» Given data:
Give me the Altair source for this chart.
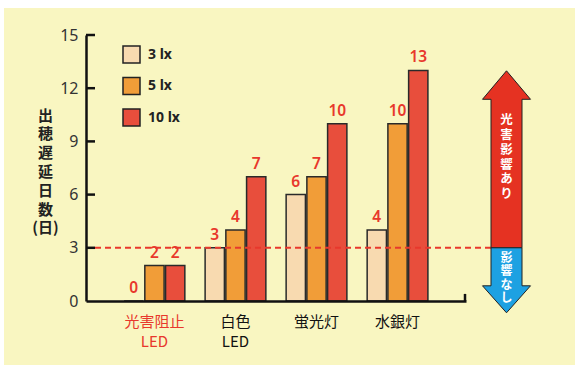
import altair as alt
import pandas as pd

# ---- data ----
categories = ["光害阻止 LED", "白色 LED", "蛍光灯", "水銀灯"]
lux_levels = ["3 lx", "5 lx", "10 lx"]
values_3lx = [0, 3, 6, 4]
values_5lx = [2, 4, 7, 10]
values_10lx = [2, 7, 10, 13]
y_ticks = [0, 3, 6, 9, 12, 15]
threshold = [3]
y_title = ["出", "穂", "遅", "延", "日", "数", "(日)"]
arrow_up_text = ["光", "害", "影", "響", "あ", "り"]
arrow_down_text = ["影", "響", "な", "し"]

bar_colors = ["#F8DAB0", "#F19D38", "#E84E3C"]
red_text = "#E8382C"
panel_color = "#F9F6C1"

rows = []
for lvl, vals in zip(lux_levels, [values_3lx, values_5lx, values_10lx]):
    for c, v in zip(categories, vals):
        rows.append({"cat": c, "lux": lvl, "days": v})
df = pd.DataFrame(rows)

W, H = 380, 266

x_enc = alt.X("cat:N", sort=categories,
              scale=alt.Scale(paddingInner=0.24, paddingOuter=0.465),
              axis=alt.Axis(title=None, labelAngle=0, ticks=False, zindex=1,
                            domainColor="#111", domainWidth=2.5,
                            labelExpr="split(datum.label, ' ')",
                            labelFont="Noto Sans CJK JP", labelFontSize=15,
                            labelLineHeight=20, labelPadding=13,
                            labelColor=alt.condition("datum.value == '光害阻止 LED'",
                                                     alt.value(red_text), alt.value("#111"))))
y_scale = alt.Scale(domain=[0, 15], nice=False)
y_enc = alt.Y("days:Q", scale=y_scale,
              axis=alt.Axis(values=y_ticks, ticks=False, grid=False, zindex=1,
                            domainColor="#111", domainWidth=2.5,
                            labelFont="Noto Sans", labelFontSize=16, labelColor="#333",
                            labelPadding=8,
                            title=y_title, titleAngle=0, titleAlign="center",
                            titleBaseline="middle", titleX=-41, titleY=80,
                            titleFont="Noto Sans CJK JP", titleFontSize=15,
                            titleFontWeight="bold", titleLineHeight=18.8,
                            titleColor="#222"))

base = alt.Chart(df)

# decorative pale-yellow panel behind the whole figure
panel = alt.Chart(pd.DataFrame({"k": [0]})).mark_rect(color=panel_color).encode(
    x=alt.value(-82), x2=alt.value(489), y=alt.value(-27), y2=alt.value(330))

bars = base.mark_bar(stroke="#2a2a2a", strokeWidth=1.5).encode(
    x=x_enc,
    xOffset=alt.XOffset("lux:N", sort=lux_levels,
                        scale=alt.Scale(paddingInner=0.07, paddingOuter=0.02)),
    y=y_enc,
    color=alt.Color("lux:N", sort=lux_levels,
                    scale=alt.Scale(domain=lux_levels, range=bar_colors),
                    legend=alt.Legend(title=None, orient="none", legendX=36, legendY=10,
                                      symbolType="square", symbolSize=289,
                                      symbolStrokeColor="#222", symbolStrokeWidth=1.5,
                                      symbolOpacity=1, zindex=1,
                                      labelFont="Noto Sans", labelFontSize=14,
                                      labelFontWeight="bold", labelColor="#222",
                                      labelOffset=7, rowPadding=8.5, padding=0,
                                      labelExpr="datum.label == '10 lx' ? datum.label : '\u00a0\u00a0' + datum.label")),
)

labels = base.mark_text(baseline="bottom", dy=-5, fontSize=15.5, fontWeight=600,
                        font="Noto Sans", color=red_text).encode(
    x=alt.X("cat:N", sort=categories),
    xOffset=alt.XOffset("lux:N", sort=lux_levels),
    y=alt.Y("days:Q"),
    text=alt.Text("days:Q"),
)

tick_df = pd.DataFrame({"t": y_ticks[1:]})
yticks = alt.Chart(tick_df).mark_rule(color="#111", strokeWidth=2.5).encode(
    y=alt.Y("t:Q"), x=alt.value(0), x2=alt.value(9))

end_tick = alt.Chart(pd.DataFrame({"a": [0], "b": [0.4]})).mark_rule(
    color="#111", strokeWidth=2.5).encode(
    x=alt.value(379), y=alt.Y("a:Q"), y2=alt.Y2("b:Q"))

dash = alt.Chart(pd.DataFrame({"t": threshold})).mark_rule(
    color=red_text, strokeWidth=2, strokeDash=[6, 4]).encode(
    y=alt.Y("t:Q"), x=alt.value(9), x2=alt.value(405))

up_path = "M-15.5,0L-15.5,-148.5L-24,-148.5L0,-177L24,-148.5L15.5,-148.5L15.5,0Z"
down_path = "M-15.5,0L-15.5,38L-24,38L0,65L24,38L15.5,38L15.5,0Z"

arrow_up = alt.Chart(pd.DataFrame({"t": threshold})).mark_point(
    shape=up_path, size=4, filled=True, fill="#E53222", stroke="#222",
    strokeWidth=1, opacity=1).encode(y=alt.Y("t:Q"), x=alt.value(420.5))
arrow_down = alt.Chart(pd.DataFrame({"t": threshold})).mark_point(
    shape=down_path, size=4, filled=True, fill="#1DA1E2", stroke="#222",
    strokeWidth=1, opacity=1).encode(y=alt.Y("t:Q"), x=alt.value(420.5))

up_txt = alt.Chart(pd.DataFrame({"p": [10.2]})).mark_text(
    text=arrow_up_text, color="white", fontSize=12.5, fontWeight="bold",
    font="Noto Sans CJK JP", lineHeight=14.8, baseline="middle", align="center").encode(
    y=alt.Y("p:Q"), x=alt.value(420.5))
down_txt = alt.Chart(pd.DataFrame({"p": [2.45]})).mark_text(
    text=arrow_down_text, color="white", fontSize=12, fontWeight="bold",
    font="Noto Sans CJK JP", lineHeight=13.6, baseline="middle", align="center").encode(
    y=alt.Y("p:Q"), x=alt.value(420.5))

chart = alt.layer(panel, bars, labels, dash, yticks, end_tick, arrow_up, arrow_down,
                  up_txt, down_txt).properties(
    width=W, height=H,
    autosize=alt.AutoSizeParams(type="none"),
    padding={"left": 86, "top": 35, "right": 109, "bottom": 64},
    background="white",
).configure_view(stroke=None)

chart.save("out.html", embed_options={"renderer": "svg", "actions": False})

» Requirement: Return the full material word for word. Do not include the pictures.

» Task output:
Give me the Altair source for this chart.
import altair as alt
import pandas as pd

# ---- data ----
categories = ["光害阻止 LED", "白色 LED", "蛍光灯", "水銀灯"]
lux_levels = ["3 lx", "5 lx", "10 lx"]
values_3lx = [0, 3, 6, 4]
values_5lx = [2, 4, 7, 10]
values_10lx = [2, 7, 10, 13]
y_ticks = [0, 3, 6, 9, 12, 15]
threshold = [3]
y_title = ["出", "穂", "遅", "延", "日", "数", "(日)"]
arrow_up_text = ["光", "害", "影", "響", "あ", "り"]
arrow_down_text = ["影", "響", "な", "し"]

bar_colors = ["#F8DAB0", "#F19D38", "#E84E3C"]
red_text = "#E8382C"
panel_color = "#F9F6C1"

rows = []
for lvl, vals in zip(lux_levels, [values_3lx, values_5lx, values_10lx]):
    for c, v in zip(categories, vals):
        rows.append({"cat": c, "lux": lvl, "days": v})
df = pd.DataFrame(rows)

W, H = 380, 266

x_enc = alt.X("cat:N", sort=categories,
              scale=alt.Scale(paddingInner=0.24, paddingOuter=0.465),
              axis=alt.Axis(title=None, labelAngle=0, ticks=False, zindex=1,
                            domainColor="#111", domainWidth=2.5,
                            labelExpr="split(datum.label, ' ')",
                            labelFont="Noto Sans CJK JP", labelFontSize=15,
                            labelLineHeight=20, labelPadding=13,
                            labelColor=alt.condition("datum.value == '光害阻止 LED'",
                                                     alt.value(red_text), alt.value("#111"))))
y_scale = alt.Scale(domain=[0, 15], nice=False)
y_enc = alt.Y("days:Q", scale=y_scale,
              axis=alt.Axis(values=y_ticks, ticks=False, grid=False, zindex=1,
                            domainColor="#111", domainWidth=2.5,
                            labelFont="Noto Sans", labelFontSize=16, labelColor="#333",
                            labelPadding=8,
                            title=y_title, titleAngle=0, titleAlign="center",
                            titleBaseline="middle", titleX=-41, titleY=80,
                            titleFont="Noto Sans CJK JP", titleFontSize=15,
                            titleFontWeight="bold", titleLineHeight=18.8,
                            titleColor="#222"))

base = alt.Chart(df)

# decorative pale-yellow panel behind the whole figure
panel = alt.Chart(pd.DataFrame({"k": [0]})).mark_rect(color=panel_color).encode(
    x=alt.value(-82), x2=alt.value(489), y=alt.value(-27), y2=alt.value(330))

bars = base.mark_bar(stroke="#2a2a2a", strokeWidth=1.5).encode(
    x=x_enc,
    xOffset=alt.XOffset("lux:N", sort=lux_levels,
                        scale=alt.Scale(paddingInner=0.07, paddingOuter=0.02)),
    y=y_enc,
    color=alt.Color("lux:N", sort=lux_levels,
                    scale=alt.Scale(domain=lux_levels, range=bar_colors),
                    legend=alt.Legend(title=None, orient="none", legendX=36, legendY=10,
                                      symbolType="square", symbolSize=289,
                                      symbolStrokeColor="#222", symbolStrokeWidth=1.5,
                                      symbolOpacity=1, zindex=1,
                                      labelFont="Noto Sans", labelFontSize=14,
                                      labelFontWeight="bold", labelColor="#222",
                                      labelOffset=7, rowPadding=8.5, padding=0,
                                      labelExpr="datum.label == '10 lx' ? datum.label : '\u00a0\u00a0' + datum.label")),
)

labels = base.mark_text(baseline="bottom", dy=-5, fontSize=15.5, fontWeight=600,
                        font="Noto Sans", color=red_text).encode(
    x=alt.X("cat:N", sort=categories),
    xOffset=alt.XOffset("lux:N", sort=lux_levels),
    y=alt.Y("days:Q"),
    text=alt.Text("days:Q"),
)

tick_df = pd.DataFrame({"t": y_ticks[1:]})
yticks = alt.Chart(tick_df).mark_rule(color="#111", strokeWidth=2.5).encode(
    y=alt.Y("t:Q"), x=alt.value(0), x2=alt.value(9))

end_tick = alt.Chart(pd.DataFrame({"a": [0], "b": [0.4]})).mark_rule(
    color="#111", strokeWidth=2.5).encode(
    x=alt.value(379), y=alt.Y("a:Q"), y2=alt.Y2("b:Q"))

dash = alt.Chart(pd.DataFrame({"t": threshold})).mark_rule(
    color=red_text, strokeWidth=2, strokeDash=[6, 4]).encode(
    y=alt.Y("t:Q"), x=alt.value(9), x2=alt.value(405))

up_path = "M-15.5,0L-15.5,-148.5L-24,-148.5L0,-177L24,-148.5L15.5,-148.5L15.5,0Z"
down_path = "M-15.5,0L-15.5,38L-24,38L0,65L24,38L15.5,38L15.5,0Z"

arrow_up = alt.Chart(pd.DataFrame({"t": threshold})).mark_point(
    shape=up_path, size=4, filled=True, fill="#E53222", stroke="#222",
    strokeWidth=1, opacity=1).encode(y=alt.Y("t:Q"), x=alt.value(420.5))
arrow_down = alt.Chart(pd.DataFrame({"t": threshold})).mark_point(
    shape=down_path, size=4, filled=True, fill="#1DA1E2", stroke="#222",
    strokeWidth=1, opacity=1).encode(y=alt.Y("t:Q"), x=alt.value(420.5))

up_txt = alt.Chart(pd.DataFrame({"p": [10.2]})).mark_text(
    text=arrow_up_text, color="white", fontSize=12.5, fontWeight="bold",
    font="Noto Sans CJK JP", lineHeight=14.8, baseline="middle", align="center").encode(
    y=alt.Y("p:Q"), x=alt.value(420.5))
down_txt = alt.Chart(pd.DataFrame({"p": [2.45]})).mark_text(
    text=arrow_down_text, color="white", fontSize=12, fontWeight="bold",
    font="Noto Sans CJK JP", lineHeight=13.6, baseline="middle", align="center").encode(
    y=alt.Y("p:Q"), x=alt.value(420.5))

chart = alt.layer(panel, bars, labels, dash, yticks, end_tick, arrow_up, arrow_down,
                  up_txt, down_txt).properties(
    width=W, height=H,
    autosize=alt.AutoSizeParams(type="none"),
    padding={"left": 86, "top": 35, "right": 109, "bottom": 64},
    background="white",
).configure_view(stroke=None)

chart.save("out.html", embed_options={"renderer": "svg", "actions": False})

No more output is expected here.